- Title: Avatars help scientists find best female dance moves
- Date: 6th April 2017
- Summary: SARAH DANCING
- Embargoed: 20th April 2017 15:37
- Keywords: dance dancing dancer avatar fertility Northumbria University
- Location: NEWCASTLE, ENGLAND, UK / ANIMATION
- City: NEWCASTLE, ENGLAND, UK / ANIMATION
- Country: United Kingdom
- Topics: Science
- Reuters ID: LVA00D6B9IFKR
- Aspect Ratio: 16:9
- Story Text: A study using video avatars of female volunteers dancing has helped researchers pinpoint what they say are the dance floor moves most appealing to heterosexual males.
Researchers led by Dr. Nick Neave, associate professor of evolutionary psychology at Northumbria University, filmed 39 female students aged 18-25 dancing to the drumbeat of a Robbie Williams song.
Motion-capture technology was used to record their moves, which the researchers then mapped onto a digital avatar to ensure that the heterosexual men and women rating each dancer judged them purely by their dance floor proficiency.
"We found that if we ask people to rate other people when they dance they get distracted by other features - the physical appearance, the clothing, the ethnicity," explained Neave. "We wanted to remove those possible biases and have people focus on the actual movement, so we turned people into a featureless avatar."
PhD student Chris McCarty then tweaked the images to give each dancer similar physical characteristics.
"After we got a wire frame diagram of our subjects dancing, we normalise their height and build using a 3D model. To do this we transfer this into an animation package that you would typically see in (video) games," said McCarty.
A group of 200 volunteers - 57 men and 143 women - all heterosexual and over the age of 18, were asked to rate the dancing on a scale of 1-7.
"Our study found that there were four things that characterise high quality female dance," said Neave. "The first was large movements of the hips. The second was the ability to keep in time, to a rhythm. The third was asymmetric movements of the arms, so that the arms were doing something slightly different to one another; and the fourth was the same thing for the legs."
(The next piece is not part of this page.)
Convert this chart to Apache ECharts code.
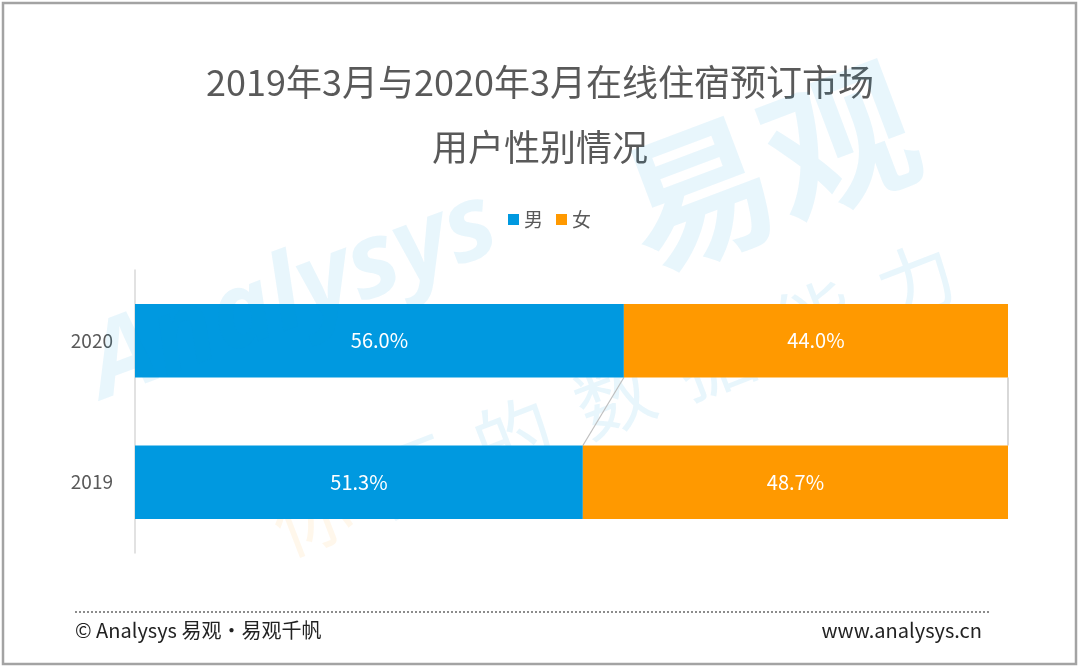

The most appealing female moves were found to be hip-swinging with leg and arm movement. In an earlier study Neave's team found that men who tilted and twisted their neck and torsos were deemed to be good dancers.
The most popular male dance moves were centralised in the upper body.
"We think that when males dance they're showing off their strength, not to females particularly but especially to other males. They're showing off who's the boss and who's in charge," said Neave.
"We suspect that female dance moves signify the same kind of things, but in relation to things like their fertility, their health, their reproductive status. We also think they'll be giving off these signals to males and to females."
Neave hopes future research will find "close links between a female's health, reproductive quality and fertility, and her dance moves."
He hopes that understanding the characteristics of good dancing will help scientists understand more about its evolutionary function.
Female PhD student Sarah Allen, whose own dancing was turned into an avatar to demonstrate the technology to Reuters, said that although she danced mainly to have fun and enjoy the music, "there is definitely an aspect of wanting to look good and maybe catch the eye of the opposite sex."